June 28, 2017
Differential Backup vs. Incremental Backup
In earlier posts, we have covered how the incremental backup works. Now we will focus on how the differential backup works and compare it with the incremental one.
Differential backup copies the differences in a VM made since a last full backup. This method is in between a full backup and a traditional incremental (not forever-incremental) one regarding backup and recovery speed, and the storage space it requires.
How Does Differential Backup Work?
Let’s recap how it works. We will use the same test setup as we did in the incremental backup overview: 3 files on a VM, each one contains blocks 1 through 4, and we already have a full backup of the VM, made on Sunday.
On Monday we have changed 1 to 5 in File 1. With the differential backup, a backup application copies the changed block of File 1 and informs the backup repository where it should be placed, likewise during the incremental backup.
On Tuesday, we have added blocks 6 and 7 to File 2. Along with this change, the block of File 1 changed on Monday will be copied.
On Wednesday, we have deleted File 3. During the backup all changes will be copied: the change in File 1, the additional two blocks in File 2, and the information that File 3 was deleted.
Differential Backup vs Incremental
Let’s compare the differential backup with the incremental by three parameters: backup speed, recovery speed, and the size required in the backup repository.
During the first backup, the time needed to complete the job is similar, as the first differential backup has only one change to copy. However, with time the differences become bigger, so more time is needed to complete the job, while the incremental backup will copy only changes made since the previous job run.
When a time for recovery comes, the differential backup may seem to be a winner because it requires only two operations: restoring the initial backup and applying a difference to it while the (legacy) incremental backup needs to rebuild all the increments. With the same amount of data, it requires more resource to put it in the right places. However, if the incremental backup is bundled with synthetic data storage, the backup application knows which blocks of data should be used to restore a VM. Thus, the recovery time is close to that if the VM would have been restored from the full backup.
However, the biggest drawback of the differential backup is the size it requires. It grows in time exponentially, so very soon it becomes more reliable just to perform one more full backup rather than continue making differential backups.

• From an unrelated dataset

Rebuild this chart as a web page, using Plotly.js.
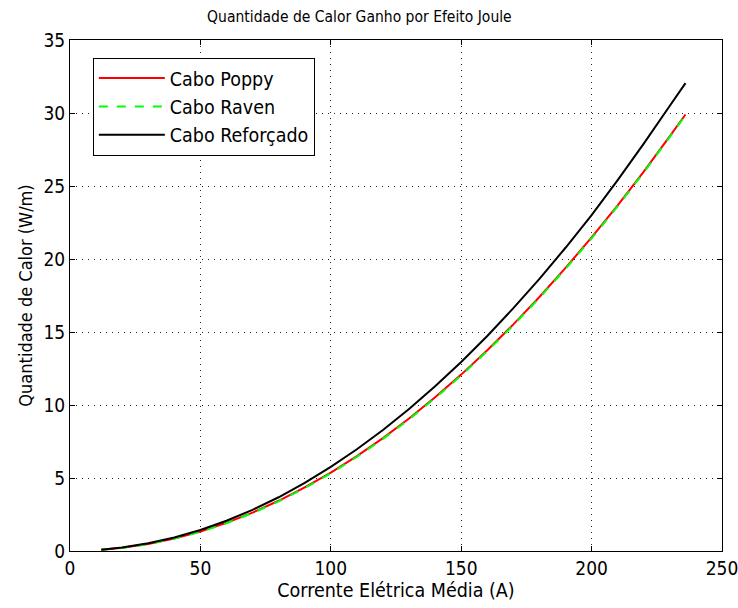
<!DOCTYPE html>
<html>
<head>
<meta charset="utf-8">
<script src="https://cdn.plot.ly/plotly-3.0.1.min.js"></script>
<style>html,body{margin:0;padding:0;background:#fff;}#chart{width:738px;height:608px;}</style>
</head>
<body>
<div id="chart"></div>
<script>
const current = [12, 20, 30, 40, 50, 60, 70, 80, 90, 100, 110, 120, 130, 140, 150, 160, 170, 180, 190, 200, 210, 220, 230, 236];
const heatPoppy = [0.08, 0.22, 0.48, 0.86, 1.34, 1.93, 2.63, 3.44, 4.35, 5.37, 6.50, 7.73, 9.08, 10.53, 12.08, 13.75, 15.52, 17.40, 19.39, 21.48, 23.68, 25.99, 28.41, 29.9];
const heatRaven = [0.08, 0.21, 0.47, 0.85, 1.32, 1.90, 2.60, 3.40, 4.31, 5.32, 6.45, 7.68, 9.02, 10.47, 12.02, 13.69, 15.46, 17.34, 19.33, 21.42, 23.62, 25.93, 28.36, 29.85];
const heatReforcado = [0.08, 0.24, 0.53, 0.93, 1.44, 2.07, 2.82, 3.68, 4.66, 5.76, 6.97, 8.29, 9.73, 11.28, 12.95, 14.73, 16.63, 18.64, 20.77, 23.0, 25.4, 27.9, 30.5, 32.05];
const seriesNames = ['Cabo Poppy', 'Cabo Raven', 'Cabo Reforçado'];
const xTicks = [0, 50, 100, 150, 200, 250];
const yTicks = [0, 5, 10, 15, 20, 25, 30, 35];

const fam = '"Liberation Sans Narrow", "DejaVu Sans Condensed", Arial, sans-serif';
const tickFont = {family: fam, size: 19, color: '#000'};
const traces = [
  {x: current, y: heatPoppy, name: seriesNames[0], mode: 'lines', line: {color: '#ff0000', width: 2}},
  {x: current, y: heatRaven, name: seriesNames[1], mode: 'lines', line: {color: '#00ff00', width: 2, dash: 'dash'}},
  {x: current, y: heatReforcado, name: seriesNames[2], mode: 'lines', line: {color: '#000000', width: 2}}
];
const axisCommon = {
  showline: true, linecolor: '#000', linewidth: 1, mirror: 'ticks',
  ticks: 'inside', ticklen: 5, tickcolor: '#000',
  showgrid: true, gridcolor: '#222', griddash: '1px,5px', gridwidth: 1,
  zeroline: false, tickfont: tickFont, ticklabeloverflow: 'allow'
};
const layout = {
  width: 738, height: 608,
  margin: {l: 70, r: 16, t: 40, b: 57},
  paper_bgcolor: '#fff', plot_bgcolor: '#fff',
  font: {family: fam, size: 18, color: '#000'},
  title: {text: 'Quantidade de Calor Ganho por Efeito Joule', font: {family: fam, size: 15.5, color: '#000'}, x: 0.487, xanchor: 'center', y: 0.972, yanchor: 'middle'},
  xaxis: Object.assign({}, axisCommon, {range: [0, 250], tickvals: xTicks, title: {text: 'Corrente Elétrica Média (A)', font: {family: fam, size: 19.5, color: '#000'}, standoff: 3}}),
  yaxis: Object.assign({}, axisCommon, {range: [0, 35], tickvals: yTicks, title: {text: 'Quantidade de Calor (W/m)', font: {family: fam, size: 18, color: '#000'}, standoff: 6}}),
  legend: {x: 0.035, y: 0.965, xanchor: 'left', yanchor: 'top', bgcolor: '#fff', bordercolor: '#000', borderwidth: 1, font: {family: fam, size: 19.5, color: '#000'}, itemwidth: 66, tracegroupgap: 0},
  showlegend: true
};
Plotly.newPlot('chart', traces, layout, {staticPlot: true});
</script>
</body>
</html>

Here is the graph illustrating how drastically differential backup occupies space. The model is a 2 TB VM, with daily changes of 5% of its size (approximately 100 GB per day). In just a week the backup size will be twice as big as the source VM. At the same time, the forever-incremental backup will reach this point only in three weeks.
This leads to the fact that differential backup requires a periodical full backup, as it can occupy the whole backup repository in a matter of days. On some busy day, for example, when some major OS or software update arrives, a differential backup may just fail because there is not enough space. So, the incremental backup is a winner in all three nominations.